Однако дело с продуктообменом с самого начала пошло крайне туго. Во-первых, в стране было еще слишком мало нужных деревне промышленных товаров. Наркомпрод сумел к апрелю 1918 года создать «обменный фонд», в котором имелось около 400 миллионов метров мануфактуры, 2 миллиона пар галош, 200 тысяч пар обуви, 17 миллионов пудов сахару, а также керосин, спички, железные изделия, сельскохозяйственный инвентарь. Но все эти собранные наркоматом товары только на 10–15 процентов покрывали самые неотложные нужды деревни. К тому же не было возможности быстро наладить производство всех нужных деревне товаров. Крупные заводы, ранее работавшие на оборону, нуждались в перестройке. Конечно, в стране тогда имелось множество мелких предприятий, мастерских, отдельных кустарей и ремесленников. Этот слой мелкой буржуазии в массе своей поддержал Октябрьскую революцию, и он был важным потенциальным резервом для расширения социальной базы диктатуры пролетариата. По подсчетам экономистов, в 1918 году в городах России имелось около 350 тысяч кустарных заведений, в которых работало более 1200 тысяч человек.

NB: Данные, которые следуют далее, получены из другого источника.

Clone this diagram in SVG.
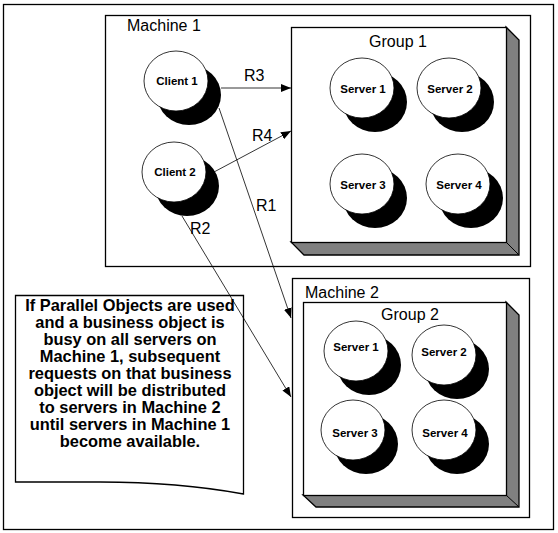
<svg xmlns="http://www.w3.org/2000/svg" width="558" height="533" viewBox="0 0 558 533">
<defs>
<style>
.frame{fill:#fff;stroke:#000;stroke-width:1.3}
.face{fill:#fff;stroke:#000;stroke-width:1.3}
.side{fill:#808080;stroke:#000;stroke-width:1.3;stroke-linejoin:miter}
.shadow{fill:#000}
.disc{fill:#fff;stroke:#000;stroke-width:0.8}
.lbl{font-family:"Liberation Sans",Arial,sans-serif;font-size:11.5px;font-weight:bold;text-anchor:middle;fill:#000}
.title{font-family:"Liberation Sans",Arial,sans-serif;font-size:16px;fill:#000}
.conn{stroke:#000;stroke-width:0.8;fill:none}
.note{font-family:"Liberation Sans",Arial,sans-serif;font-size:16.4px;font-weight:bold;text-anchor:middle;fill:#000}
</style>
<marker id="arr" markerWidth="10" markerHeight="8" refX="10" refY="4" orient="auto" markerUnits="userSpaceOnUse">
<path d="M0,0 L10,4 L0,8 Z" fill="#000"/>
</marker>
</defs>
<rect width="558" height="533" fill="#fff"/>
<rect id="outer" class="frame" x="3.5" y="4.5" width="550" height="525"/>

<g id="machine1">
<rect class="frame" x="105.5" y="15.5" width="425" height="251"/>
<text class="title" x="127" y="31">Machine 1</text>
</g>

<g id="group1">
<polygon class="side" points="506,27 519,40 519,255 304,255 291,242 506,242"/>
<line x1="506" y1="242" x2="519" y2="255" stroke="#000" stroke-width="1"/>
<rect class="face" x="291.5" y="27.5" width="215" height="215"/>
<text class="title" x="398" y="47" text-anchor="middle">Group 1</text>
</g>

<g id="g1-server1"><ellipse class="shadow" cx="375" cy="102" rx="32" ry="30"/><ellipse class="disc" cx="362" cy="88" rx="32" ry="30"/><text class="lbl" x="363" y="93">Server 1</text></g>
<g id="g1-server2"><ellipse class="shadow" cx="462" cy="102" rx="32" ry="30"/><ellipse class="disc" cx="449" cy="88" rx="32" ry="30"/><text class="lbl" x="450" y="93">Server 2</text></g>
<g id="g1-server3"><ellipse class="shadow" cx="375" cy="198" rx="32" ry="30"/><ellipse class="disc" cx="362" cy="184" rx="32" ry="30"/><text class="lbl" x="363" y="189">Server 3</text></g>
<g id="g1-server4"><ellipse class="shadow" cx="471" cy="198" rx="32" ry="30"/><ellipse class="disc" cx="458" cy="184" rx="32" ry="30"/><text class="lbl" x="459" y="189">Server 4</text></g>

<g id="client1"><ellipse class="shadow" cx="189" cy="95" rx="32" ry="30"/><ellipse class="disc" cx="176" cy="81" rx="32" ry="30"/><text class="lbl" x="177" y="85">Client 1</text></g>
<g id="client2"><ellipse class="shadow" cx="187" cy="186" rx="32" ry="30"/><ellipse class="disc" cx="174" cy="172" rx="32" ry="30"/><text class="lbl" x="175" y="176">Client 2</text></g>

<g id="machine2">
<rect class="frame" x="292.5" y="278.5" width="237" height="239"/>
<text class="title" x="305" y="298">Machine 2</text>
</g>

<g id="group2">
<polygon class="side" points="506,302 519,315 519,507 316,507 303,495 506,495"/>
<line x1="506" y1="495" x2="519" y2="507" stroke="#000" stroke-width="1"/>
<rect class="face" x="303.5" y="302.5" width="203" height="193"/>
<text class="title" x="410" y="320" text-anchor="middle">Group 2</text>
</g>

<g id="g2-server1"><ellipse class="shadow" cx="369" cy="365" rx="32" ry="30"/><ellipse class="disc" cx="356" cy="351" rx="32" ry="30"/><text class="lbl" x="356" y="351">Server 1</text></g>
<g id="g2-server2"><ellipse class="shadow" cx="457" cy="369" rx="32" ry="30"/><ellipse class="disc" cx="444" cy="355" rx="32" ry="30"/><text class="lbl" x="444" y="356">Server 2</text></g>
<g id="g2-server3"><ellipse class="shadow" cx="366" cy="444" rx="32" ry="30"/><ellipse class="disc" cx="353" cy="430" rx="32" ry="30"/><text class="lbl" x="355" y="437">Server 3</text></g>
<g id="g2-server4"><ellipse class="shadow" cx="457" cy="444" rx="32" ry="30"/><ellipse class="disc" cx="444" cy="430" rx="32" ry="30"/><text class="lbl" x="445" y="437">Server 4</text></g>

<g id="note">
<path class="frame" d="M15.5,295.5 H243.5 V494 C200,486 150,482 100,482 H15.5 Z"/>
<text class="note" x="130" y="311">If Parallel Objects are used</text>
<text class="note" x="130" y="328">and a business object is</text>
<text class="note" x="130" y="345">busy on all servers on</text>
<text class="note" x="130" y="362">Machine 1, subsequent</text>
<text class="note" x="130" y="379">requests on that business</text>
<text class="note" x="130" y="396">object will be distributed</text>
<text class="note" x="130" y="413">to servers in Machine 2</text>
<text class="note" x="130" y="430">until servers in Machine 1</text>
<text class="note" x="130" y="447">become available.</text>
</g>

<g id="connectors">
<line class="conn" x1="221" y1="88" x2="291" y2="88" marker-end="url(#arr)"/>
<line class="conn" x1="214" y1="172" x2="291" y2="131" marker-end="url(#arr)"/>
<line class="conn" x1="219" y1="108" x2="291" y2="318" marker-end="url(#arr)"/>
<line class="conn" x1="182" y1="216" x2="291" y2="397" marker-end="url(#arr)"/>
<text class="title" x="244" y="81">R3</text>
<text class="title" x="252" y="141">R4</text>
<text class="title" x="256" y="211">R1</text>
<text class="title" x="190" y="234">R2</text>
</g>
</svg>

Однако кустари и ремесленники без всякого энтузиазма откликнулись на декрет от 26 марта. Из-за быстрого обесценения бумажных денег все так называемые твердые цены оказывались фикцией. Сдавать свою продукцию за бесценок никто не хотел. Поэтому большинство кустарей и ремесленников, обходя декрет, находили возможность сбывать свою продукцию по ценам вольного рынка. Они смогли наладить свои более выгодные пути товарообмена с деревней.